──────── DATASET EXCERPTS

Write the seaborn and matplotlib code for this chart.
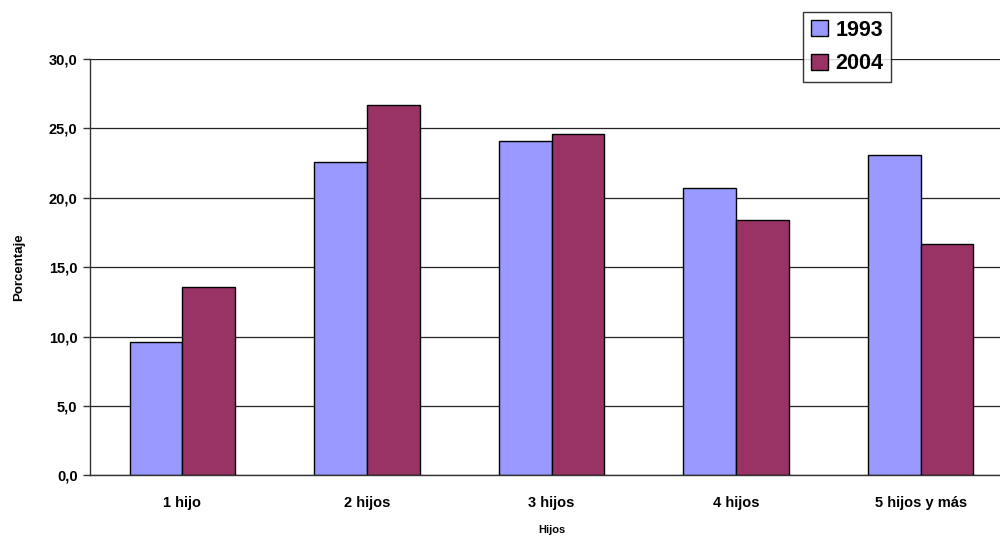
import matplotlib
matplotlib.use("Agg")
import numpy as np
import pandas as pd
import seaborn as sns
from matplotlib import pyplot as plt
from matplotlib.patches import Patch
from matplotlib.ticker import FuncFormatter, MultipleLocator

categories = ["1 hijo", "2 hijos", "3 hijos", "4 hijos", "5 hijos y más"]
years = ["1993", "2004"]
values_1993 = [9.6, 22.6, 24.1, 20.7, 23.1]
values_2004 = [13.6, 26.7, 24.6, 18.4, 16.7]
colors = ["#9999FF", "#993366"]

data = pd.DataFrame({
    "Hijos": categories * 2,
    "Año": [years[0]] * len(categories) + [years[1]] * len(categories),
    "Porcentaje": values_1993 + values_2004,
})

sns.set_style("white")
plt.rcParams["font.family"] = ["Liberation Sans", "DejaVu Sans"]
plt.rcParams["text.color"] = "black"
plt.rcParams["axes.labelcolor"] = "black"
plt.rcParams["xtick.color"] = "black"
plt.rcParams["ytick.color"] = "black"

fig = plt.figure(figsize=(10, 5.38), dpi=100)
ax = fig.add_axes([0.09, 0.1165, 0.923, 0.7738])

sns.barplot(data=data, x="Hijos", y="Porcentaje", hue="Año", order=categories,
            hue_order=years, palette=colors, width=0.5714, gap=0,
            edgecolor="black", linewidth=1, saturation=1, errorbar=None,
            legend=False, ax=ax)

ax.set_xlim(-0.5, 4.5)
ax.set_ylim(0, 30)
ax.yaxis.set_major_locator(MultipleLocator(5))
ax.yaxis.set_major_formatter(FuncFormatter(lambda v, p: f"{v:.1f}".replace(".", ",")))
ax.grid(axis="y", color="#222222", linewidth=0.9)
ax.set_axisbelow(True)

for side in ["top", "right"]:
    ax.spines[side].set_visible(False)
for side in ["left", "bottom"]:
    ax.spines[side].set_color("#333333")
    ax.spines[side].set_linewidth(1)

ax.set_xticks(range(len(categories)))
ax.set_xticklabels(categories, fontsize=10.5, fontweight="bold")
ax.tick_params(axis="x", which="major", length=0, pad=15)
ax.set_xticks([0.5, 1.5, 2.5, 3.5], minor=True)
ax.tick_params(axis="x", which="minor", length=5, width=1, color="#333333", direction="out")
ax.tick_params(axis="y", length=5, width=1, color="#333333", direction="out",
               left=True, labelsize=10.5, pad=4)
for lbl in ax.get_yticklabels():
    lbl.set_fontweight("bold")

ax.set_xlabel("Hijos", fontsize=8, fontweight="bold", labelpad=11)
ax.set_ylabel("Porcentaje", fontsize=9.5, fontweight="bold", labelpad=17)

handles = [Patch(facecolor=c, edgecolor="black", linewidth=1) for c in colors]
leg = fig.legend(handles, years, loc="upper left", bbox_to_anchor=(0.803, 1 - 12 / 538),
                 prop={"weight": "bold", "size": 15.5}, frameon=True, fancybox=False,
                 edgecolor="black", handlelength=0.8, handleheight=0.8,
                 handletextpad=0.35, borderpad=0.35, labelspacing=0.6,
                 borderaxespad=0)
leg.get_frame().set_linewidth(1)

fig.savefig("out.png", dpi=100, facecolor="white")
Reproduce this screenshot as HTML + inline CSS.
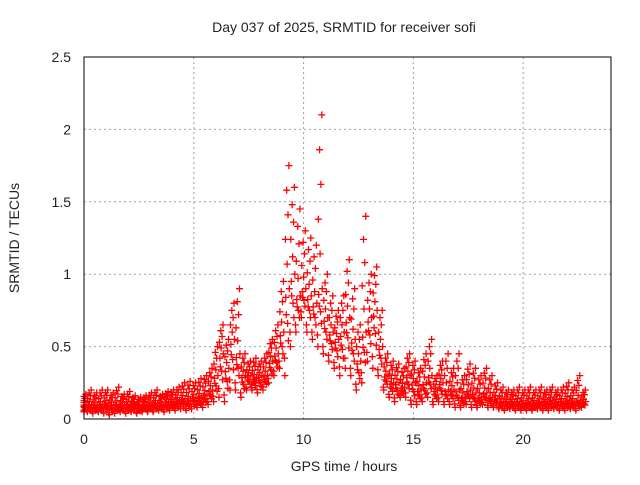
<!DOCTYPE html>
<html><head><meta charset="utf-8"><style>
body{margin:0;background:#fff}
svg text{font-family:"Liberation Sans",sans-serif;font-size:14px;fill:#222}
</style></head><body>
<svg id="chart" width="640" height="480" xmlns="http://www.w3.org/2000/svg">
<rect width="640" height="480" fill="#fff"/>
<text x="344" y="32" text-anchor="middle">Day 037 of 2025, SRMTID for receiver sofi</text>
<text x="344" y="471" text-anchor="middle">GPS time / hours</text>
<text transform="translate(19,238) rotate(-90)" text-anchor="middle">SRMTID / TECUs</text>
<g id="grid"></g><g id="ticks"></g><g id="marks"></g>
<rect x="84" y="57" width="527" height="362" fill="none" stroke="#000" stroke-width="1"/>
</svg>
<script>
const xTicks=[0,5,10,15,20];
const yTicks=[0,0.5,1,1.5,2,2.5];
const yTickLabels=["0","0.5","1","1.5","2","2.5"];
const tStart=0, tStep=0.25;
const lo=[.05,.05,.04,.05,.04,.03,.04,.05,.04,.05,.04,.05,.05,.05,.06,.05,.06,.06,.07,.06,.07,.08,.08,.1,.12,.15,.12,.2,.2,.15,.2,.2,.18,.2,.25,.3,.35,.3,.5,.6,.7,.6,.55,.5,.45,.4,.35,.3,.35,.3,.2,.25,.4,.35,.3,.2,.15,.12,.15,.15,.1,.1,.12,.15,.1,.12,.1,.1,.08,.08,.1,.08,.08,.1,.08,.08,.07,.06,.07,.06,.06,.06,.06,.07,.06,.06,.07,.06,.06,.07,.06,.08];
const mid=[.1,.1,.1,.1,.11,.1,.1,.1,.1,.1,.08,.1,.1,.11,.1,.12,.12,.13,.14,.13,.15,.15,.17,.2,.3,.45,.35,.55,.45,.3,.3,.28,.3,.3,.4,.45,.6,.9,1.0,.85,.9,.85,.8,.9,.7,.6,.55,.6,.7,.55,.4,.6,.7,.75,.5,.3,.25,.25,.22,.3,.25,.2,.25,.3,.2,.25,.2,.2,.2,.15,.2,.18,.15,.18,.15,.14,.12,.12,.12,.12,.11,.12,.11,.12,.12,.13,.12,.12,.13,.12,.13,.12];
const hi=[.17,.2,.18,.2,.2,.18,.22,.17,.19,.16,.15,.16,.18,.2,.17,.19,.2,.22,.25,.26,.25,.28,.3,.35,.5,.65,.55,.8,.9,.45,.4,.42,.4,.45,.55,.65,.95,1.75,1.6,1.45,1.3,1.25,1.2,2.1,1.0,.85,.75,.85,1.1,.9,.65,1.4,1.0,1.05,.75,.45,.4,.38,.35,.45,.4,.35,.45,.55,.3,.4,.45,.35,.45,.3,.38,.35,.3,.35,.3,.25,.22,.2,.2,.22,.2,.22,.2,.22,.2,.22,.2,.22,.25,.22,.3,.2];
const X=h=>84+h*527/24, Y=v=>419-v*362/2.5;
const NS="http://www.w3.org/2000/svg";
const grid=document.getElementById('grid'),ticks=document.getElementById('ticks'),marks=document.getElementById('marks');
function mk(tag,attrs,parent){const e=document.createElementNS(NS,tag);for(const k in attrs)e.setAttribute(k,attrs[k]);parent.appendChild(e);return e;}
xTicks.forEach(t=>{
  if(t>0){const g=mk('line',{x1:X(t),x2:X(t),y1:57,y2:419,stroke:'#a0a0a0','stroke-dasharray':'2,3'},grid);
  
  }
  const tx=mk('text',{x:X(t),y:444,'text-anchor':'middle'},ticks);tx.textContent=t;
  
  
});
yTicks.forEach((v,i)=>{
  if(v>0&&v<2.5){const g=mk('line',{x1:84,x2:611,y1:Y(v),y2:Y(v),stroke:'#a0a0a0','stroke-dasharray':'2,3'},grid);
  
  }
  const tx=mk('text',{x:71,y:Y(v)+5,'text-anchor':'end'},ticks);tx.textContent=yTickLabels[i];
  
  
});
let d='';
function plus(h,v){if(h<0)h=0;const x=X(h),y=Y(v);d+=`M${(x-3.5).toFixed(1)} ${y.toFixed(1)}h7M${x.toFixed(1)} ${(y-3.5).toFixed(1)}v7`;}
const offs=[-0.1,0.06,-0.04,0.1,0,-0.08,0.04,-0.02,0.08,-0.06,0.02,-0.12];
const fr=[0,0.2,0.35,0.5,0.6,0.7,0.8,0.9,1.0,0.45,0.3,0.1];
lo.forEach((l,i)=>{
  const t=tStart+i*tStep,m=mid[i],h=hi[i];
  fr.forEach((f,k)=>{
    const v=f<=0.5? l+(m-l)*f*2 : m+(h-m)*(f-0.5)*2;
    plus(t+offs[k],v);
  });
});
const p=mk('path',{d:d,stroke:'#f00','stroke-width':1.3,fill:'none'},marks);


</script>
</body></html>
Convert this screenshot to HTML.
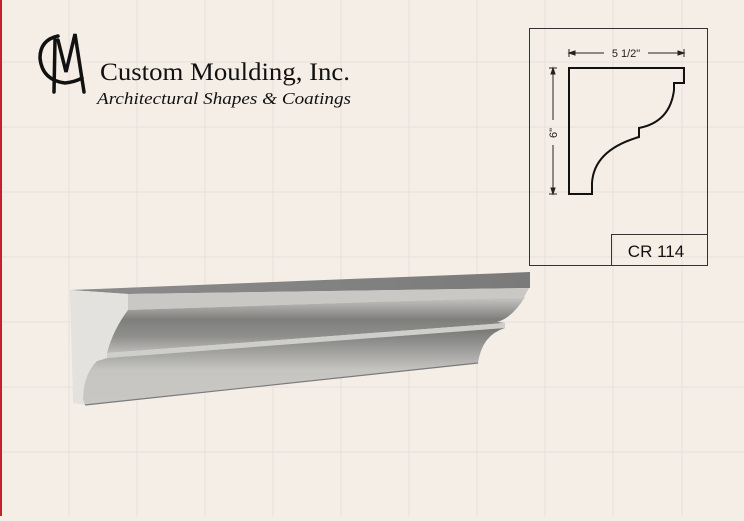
<!DOCTYPE html>
<html><head><style>
html,body{margin:0;padding:0;}
body{width:744px;height:516px;overflow:hidden;background:#f5eee6;}
</style></head><body>
<svg width="744" height="516" viewBox="0 0 744 516" xmlns="http://www.w3.org/2000/svg">
<defs>
<linearGradient id="top" x1="0" y1="0" x2="1" y2="0"><stop offset="0" stop-color="#8c8c8c"/><stop offset="1" stop-color="#7a7a7a"/></linearGradient>
<linearGradient id="cove1" x1="0" y1="0" x2="0" y2="1"><stop offset="0" stop-color="#c8c7c4"/><stop offset="0.4" stop-color="#7e7e7c"/><stop offset="0.7" stop-color="#8e8e8c"/><stop offset="1" stop-color="#bdbcb9"/></linearGradient>
<linearGradient id="cove2" x1="0" y1="0" x2="0" y2="1"><stop offset="0" stop-color="#767674"/><stop offset="0.3" stop-color="#a0a09e"/><stop offset="0.55" stop-color="#c6c5c2"/><stop offset="1" stop-color="#c8c7c4"/></linearGradient>
</defs>
<g stroke="#e8dfdc" stroke-width="1">
<line x1="69" y1="0" x2="69" y2="516"/><line x1="137" y1="0" x2="137" y2="516"/><line x1="205" y1="0" x2="205" y2="516"/><line x1="273" y1="0" x2="273" y2="516"/><line x1="341" y1="0" x2="341" y2="516"/><line x1="409" y1="0" x2="409" y2="516"/><line x1="477" y1="0" x2="477" y2="516"/><line x1="545" y1="0" x2="545" y2="516"/><line x1="613" y1="0" x2="613" y2="516"/><line x1="682" y1="0" x2="682" y2="516"/>
<line x1="0" y1="62" x2="744" y2="62"/><line x1="0" y1="127" x2="744" y2="127"/><line x1="0" y1="192" x2="744" y2="192"/><line x1="0" y1="257" x2="744" y2="257"/><line x1="0" y1="322" x2="744" y2="322"/><line x1="0" y1="387" x2="744" y2="387"/><line x1="0" y1="452" x2="744" y2="452"/>
</g>
<rect x="0" y="0" width="2" height="516" fill="#c8202a"/>

<!-- logo -->
<g fill="none" stroke="#111" stroke-width="3.5" stroke-linecap="round">
<path d="M58 36 Q40 40 40 58 Q42 80 65 83 Q75 82 82 78"/>
<path d="M55 40 L54 92"/>
<path d="M58 40 L66 72 L75 34 L84 92"/>
</g>
<text x="100" y="80" font-family="Liberation Serif, serif" font-size="25" fill="#111" textLength="250" lengthAdjust="spacingAndGlyphs">Custom Moulding, Inc.</text>
<text x="97" y="104" font-family="Liberation Serif, serif" font-style="italic" font-size="17" fill="#111" textLength="254" lengthAdjust="spacingAndGlyphs">Architectural Shapes &amp; Coatings</text>

<!-- moulding -->
<polygon points="70,290 530,272 530,288 128,294" fill="url(#top)"/>
<polygon points="128,294 529,288 524,297 128,310" fill="#c9c8c5"/>
<path d="M128,310 L525,297 Q512,318 497,322 L505,323 L107,353 Q110,320 128,310 Z" fill="url(#cove1)"/>
<polygon points="107,353 505,323 505,328 107,358" fill="#cfcecb"/>
<path d="M107,358 L505,328 Q482,335 478,363 L85,405 L83,400 Q83,372 97,361 Z" fill="url(#cove2)"/>
<line x1="85" y1="405" x2="478" y2="363" stroke="#7a7a7a" stroke-width="1.2"/>
<path d="M70,290 L128,294 L128,310 Q113,330 107,353 L107,358 L97,361 Q83,375 83,400 L85,405 L73,403 Z" fill="#e4e2de"/>

<!-- profile box -->
<rect x="529.5" y="28.5" width="178" height="237" fill="none" stroke="#333" stroke-width="1"/>
<rect x="611.5" y="234.5" width="96" height="31" fill="none" stroke="#333" stroke-width="1"/>
<text x="656" y="257" text-anchor="middle" font-family="Liberation Sans, sans-serif" font-size="17" fill="#111">CR 114</text>
<path d="M569,68 L684,68 L684,83 L674,83 L674,90 Q670,122 639,128 L639,137 Q594,150 592,183 L592,194 L569,194 Z" fill="none" stroke="#111" stroke-width="2"/>
<g stroke="#222" stroke-width="1" fill="#222">
<line x1="569" y1="49" x2="569" y2="57"/><line x1="684" y1="49" x2="684" y2="57"/>
<line x1="569" y1="53" x2="604" y2="53"/><line x1="648" y1="53" x2="684" y2="53"/>
<polygon points="569,53 575,51 575,55"/><polygon points="684,53 678,51 678,55"/>
<line x1="549" y1="68" x2="557" y2="68"/><line x1="549" y1="194" x2="557" y2="194"/>
<line x1="553" y1="68" x2="553" y2="120"/><line x1="553" y1="145" x2="553" y2="194"/>
<polygon points="553,68 551,74 555,74"/><polygon points="553,194 551,188 555,188"/>
</g>
<text x="626" y="57" text-anchor="middle" font-family="Liberation Sans, sans-serif" font-size="11" fill="#222">5 1/2"</text>
<text transform="translate(557,133) rotate(-90)" text-anchor="middle" font-family="Liberation Sans, sans-serif" font-size="11" fill="#222">6"</text>
</svg>
</body></html>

────────────────

*TASK REQUIREMENTS*. Give solely the number of lines in the data that contain the string "this".

*SOLUTION*. 3